# [SET PROBLEM]
Repeat exactly the lines running from the first line of the data to the line containing "import pandas as pd", both ends included, and nothing else; drop the pictures.

— Start of STORED DATA —

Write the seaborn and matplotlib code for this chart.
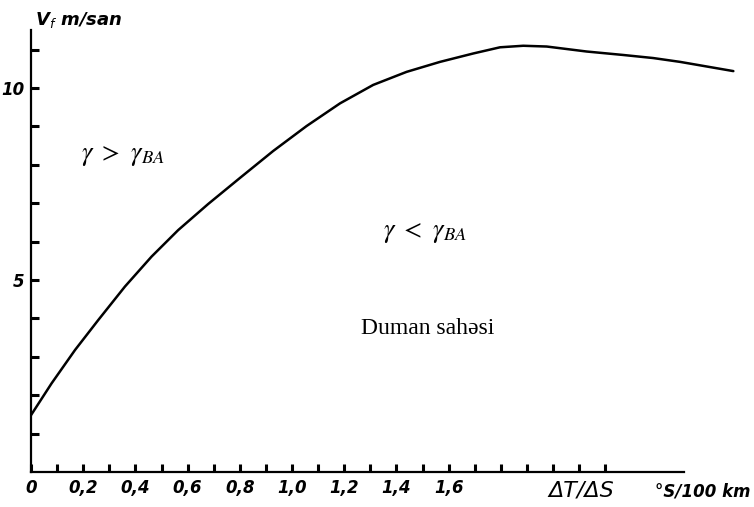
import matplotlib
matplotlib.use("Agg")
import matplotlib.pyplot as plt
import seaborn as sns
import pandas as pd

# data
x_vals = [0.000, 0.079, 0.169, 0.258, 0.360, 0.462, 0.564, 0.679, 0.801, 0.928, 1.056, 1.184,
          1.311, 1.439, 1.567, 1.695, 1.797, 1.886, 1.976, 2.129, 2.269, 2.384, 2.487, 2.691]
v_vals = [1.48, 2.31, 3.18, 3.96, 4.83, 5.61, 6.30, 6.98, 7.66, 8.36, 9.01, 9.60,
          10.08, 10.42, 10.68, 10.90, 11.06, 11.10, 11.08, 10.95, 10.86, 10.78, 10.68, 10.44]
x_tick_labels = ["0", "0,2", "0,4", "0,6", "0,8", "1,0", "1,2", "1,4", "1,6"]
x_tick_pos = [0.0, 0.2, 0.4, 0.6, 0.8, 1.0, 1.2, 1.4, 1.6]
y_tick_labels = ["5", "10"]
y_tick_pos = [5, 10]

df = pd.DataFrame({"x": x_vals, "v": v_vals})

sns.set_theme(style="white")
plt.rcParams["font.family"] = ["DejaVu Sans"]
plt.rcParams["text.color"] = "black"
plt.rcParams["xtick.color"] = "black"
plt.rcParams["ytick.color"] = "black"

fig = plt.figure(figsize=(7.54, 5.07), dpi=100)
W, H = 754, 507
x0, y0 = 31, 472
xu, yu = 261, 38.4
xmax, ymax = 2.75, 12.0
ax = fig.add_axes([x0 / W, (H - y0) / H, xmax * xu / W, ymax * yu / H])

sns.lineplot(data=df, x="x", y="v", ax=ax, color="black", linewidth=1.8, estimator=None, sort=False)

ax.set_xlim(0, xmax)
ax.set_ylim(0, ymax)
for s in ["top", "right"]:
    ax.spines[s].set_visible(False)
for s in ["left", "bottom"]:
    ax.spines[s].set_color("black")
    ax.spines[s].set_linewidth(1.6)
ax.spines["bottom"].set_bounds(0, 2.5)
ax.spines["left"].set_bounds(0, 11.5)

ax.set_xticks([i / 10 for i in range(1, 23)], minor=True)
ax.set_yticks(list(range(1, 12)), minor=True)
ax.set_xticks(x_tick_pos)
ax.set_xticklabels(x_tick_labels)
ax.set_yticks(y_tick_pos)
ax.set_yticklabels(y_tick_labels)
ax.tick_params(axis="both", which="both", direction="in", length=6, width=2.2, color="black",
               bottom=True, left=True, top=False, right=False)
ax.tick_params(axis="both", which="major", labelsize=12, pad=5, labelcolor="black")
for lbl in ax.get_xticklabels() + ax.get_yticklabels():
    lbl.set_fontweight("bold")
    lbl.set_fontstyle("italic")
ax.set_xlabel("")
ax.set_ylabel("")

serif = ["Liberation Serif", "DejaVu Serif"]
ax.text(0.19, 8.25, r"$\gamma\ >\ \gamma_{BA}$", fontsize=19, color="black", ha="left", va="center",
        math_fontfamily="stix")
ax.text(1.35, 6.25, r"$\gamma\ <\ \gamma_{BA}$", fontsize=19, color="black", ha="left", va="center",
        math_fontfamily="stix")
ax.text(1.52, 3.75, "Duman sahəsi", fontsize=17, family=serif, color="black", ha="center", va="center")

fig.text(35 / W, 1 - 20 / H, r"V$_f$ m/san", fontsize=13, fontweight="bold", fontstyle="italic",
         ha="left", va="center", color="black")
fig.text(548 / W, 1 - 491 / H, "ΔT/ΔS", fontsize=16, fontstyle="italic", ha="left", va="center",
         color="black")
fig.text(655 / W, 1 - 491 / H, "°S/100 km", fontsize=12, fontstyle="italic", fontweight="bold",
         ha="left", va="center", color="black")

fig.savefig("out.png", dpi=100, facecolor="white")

— End of STORED DATA —

# [FINISHED TASK]
Write the seaborn and matplotlib code for this chart.
import matplotlib
matplotlib.use("Agg")
import matplotlib.pyplot as plt
import seaborn as sns
import pandas as pd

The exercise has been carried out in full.